Another headline-maker was ex-Capetonian Basil D’Oliviera and his experience with the English cricket team as an elegant batsman. Dolly’s selection to tour South Africa with the English, caused the D’Oliviera Affair which resulted in the cancellation of the 1970 tour and eventually led to more sporting isolation, including athletics and the Olympics in 1970. More followed later.


Black music from Chubby Checker and the twist to slow blues [that’s a verb!] to Percy Sledge with the lights turned down low, were more popular than the Beatles in many of the segregated townships. Anyone who loves music would include Abdullah Ibrahim [formerly Dollar Brand] as one of our greats. I had all his LP’s, and then CD’s. His concerts were special, especially with Basil Coetzee. His Mannenberg [named after one of the poorest townships in Cape Town] was often regarded as an anti-apartheid anthem. I loved the way he fused the Cape Coon Carnival music into his compositions and led the way with Cape Town jazz. He lived in exile for decades. His recordings included stints with Duke Ellington, Basil Coetzee, Hugh Masekela, Kippie Moketsi, Robbie Jansen and other South African music luminaries. Music was his passion [not hackneyed!. I well remember one of his concerts in Athlone, Cape Town, when he singled out a member of the audience who had made a noise. “You must shut up. Rather open your ears, and not your mouth. You must let the music into your soul.” I loved it then; I still love it now.

I never tire of watching Sidney Poitier movies. Here was the consummate actor with his three box-office hits in 1967 – To Sir, with Love; In the Heat of the Night; and Guess Who’s Coming to Dinner. For his successes and other work, including film director [e.g. Stir Crazy] the Bahamas-born actor was knighted in 1974 and received the American Presidential Medal of Freedom in 2009. I still watch when a film of his pops up on television.

It’s still difficult to support a South African sporting team that is predominantly White. It’s still a painful reminder of the first thirty-five years of my life.

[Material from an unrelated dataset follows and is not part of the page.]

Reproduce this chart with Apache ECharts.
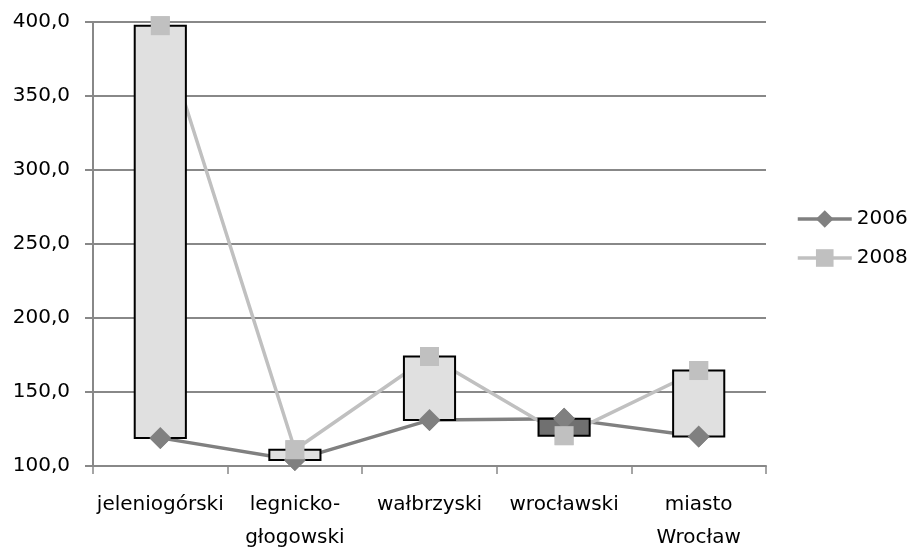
<!DOCTYPE html>
<html>
<head>
<meta charset="utf-8">
<script src="https://cdn.jsdelivr.net/npm/echarts@6/dist/echarts.min.js"></script>
<style>
html,body{margin:0;padding:0;background:#fff;}
#chart{width:914px;height:549px;}
</style>
</head>
<body>
<div id="chart"></div>
<script>
var categories = ['jeleniogórski', 'legnicko-\ngłogowski', 'wałbrzyski', 'wrocławski', 'miasto\nWrocław'];
var values2006 = [119.0, 104.0, 131.0, 132.0, 120.0];
var values2008 = [397.5, 111.0, 174.0, 120.5, 164.5];
var yTicks = {min: 100, max: 400, interval: 50};

var FONT = 'DejaVu Sans';
var C2006 = '#808080';
var C2008 = '#c0c0c0';
var UP_FILL = '#e0e0e0';
var DOWN_FILL = '#707070';

var barData = categories.map(function (c, i) { return [i, values2006[i], values2008[i]]; });

var chart = echarts.init(document.getElementById('chart'));
chart.setOption({
  animation: false,
  backgroundColor: '#fff',
  grid: {left: 93, right: 148, top: 22, bottom: 83, containLabel: false, outerBoundsMode: 'none'},
  legend: {
    data: ['2006', '2008'],
    orient: 'vertical',
    left: 791,
    top: 204,
    itemWidth: 54,
    itemHeight: 22,
    itemGap: 19,
    lineStyle: {width: 3.5},
    textStyle: {fontFamily: FONT, fontSize: 20, color: '#000'},
    selectedMode: false
  },
  xAxis: {
    type: 'category',
    data: categories,
    boundaryGap: true,
    axisLine: {show: true, lineStyle: {color: '#888', width: 2}},
    axisTick: {show: true, length: 8, lineStyle: {color: '#888', width: 1.5}},
    axisLabel: {fontFamily: FONT, fontSize: 20, color: '#000', margin: 22, lineHeight: 33, interval: 0},
    splitLine: {show: false}
  },
  yAxis: {
    type: 'value',
    min: yTicks.min,
    max: yTicks.max,
    interval: yTicks.interval,
    axisLine: {show: true, lineStyle: {color: '#888', width: 2}},
    axisTick: {show: true, length: 8, lineStyle: {color: '#888', width: 2}},
    axisLabel: {
      fontFamily: FONT, fontSize: 20, color: '#000', margin: 23,
      formatter: function (v) { return v.toFixed(1).replace('.', ','); }
    },
    splitLine: {show: true, lineStyle: {color: '#888', width: 2}}
  },
  series: [
    {
      name: '2006', type: 'line', data: values2006, z: 1,
      symbol: 'diamond', symbolSize: 22, showSymbol: true,
      itemStyle: {color: C2006}, lineStyle: {color: C2006, width: 3.5}
    },
    {
      name: '2008', type: 'line', data: values2008, z: 1,
      symbol: 'rect', symbolSize: 19, showSymbol: true,
      itemStyle: {color: C2008}, lineStyle: {color: C2008, width: 3.5}
    },
    {
      name: 'updown', type: 'custom', z: 3,
      data: barData,
      encode: {x: 0, y: [1, 2]},
      renderItem: function (params, api) {
        var i = api.value(0);
        var a = api.value(1), b = api.value(2);
        var pa = api.coord([i, a]);
        var pb = api.coord([i, b]);
        var w = api.size([1, 0])[0] * 0.38;
        var top = Math.min(pa[1], pb[1]);
        var h = Math.abs(pa[1] - pb[1]);
        return {
          type: 'rect',
          shape: {x: pa[0] - w / 2, y: top, width: w, height: h},
          style: {fill: b >= a ? UP_FILL : DOWN_FILL, stroke: '#000', lineWidth: 2}
        };
      }
    },
    {
      name: '2006m', type: 'line', data: values2006, z: 5,
      symbol: 'diamond', symbolSize: 22, showSymbol: true,
      itemStyle: {color: C2006}, lineStyle: {width: 0, opacity: 0}
    },
    {
      name: '2008m', type: 'line', data: values2008, z: 5,
      symbol: 'rect', symbolSize: 19, showSymbol: true,
      itemStyle: {color: C2008}, lineStyle: {width: 0, opacity: 0}
    }
  ]
});
</script>
</body>
</html>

That’s why I follow with interest the careers of the Williams’ tennis sisters, Tyger Woods [off-course shenanigans aside], Lewis Hamilton, Kathy Freeman [now rather quiet], Beatrice Faumuina [NZ discus great]; many rugby union and rugby league players of all nations; Ross Taylor [NZ batsman], South African top sports people including batsman great, Hashim Amla; the All Blacks, Brazil soccer team; Fijian rugby 7’s teams……

How we loved the 1968 African-American Olympians, Tommie Smith and John Carlos for their Black power salutes on the victory dais during their medal ceremony. Fortunately, there are so many these days who have seized their opportunities globally to remove the years of yokedom that denied them opportunities in a formerly rather pink sporting world.

One of my favourite writers is Alan Duff. His infusion of Maori themes and use of their patois in the dialogue fascinated me. There are many aspects of life in New Zealand which were so reminiscent of Black life in Cape Town. How I enjoyed Once were Warriors which was the first of his trilogy which includes Jake’s Long Shadow and What Becomes of the Broken Hearted?The list of inspirational affirmatives was and still is endless.

I live with this love of colour. Remember, it’s not racist. It’s a hangup from years of contra-conditioning. There are many positives that one can associate with one’s Blackness; but was I a victim? This mentality requires a blog or two in its own right – see later.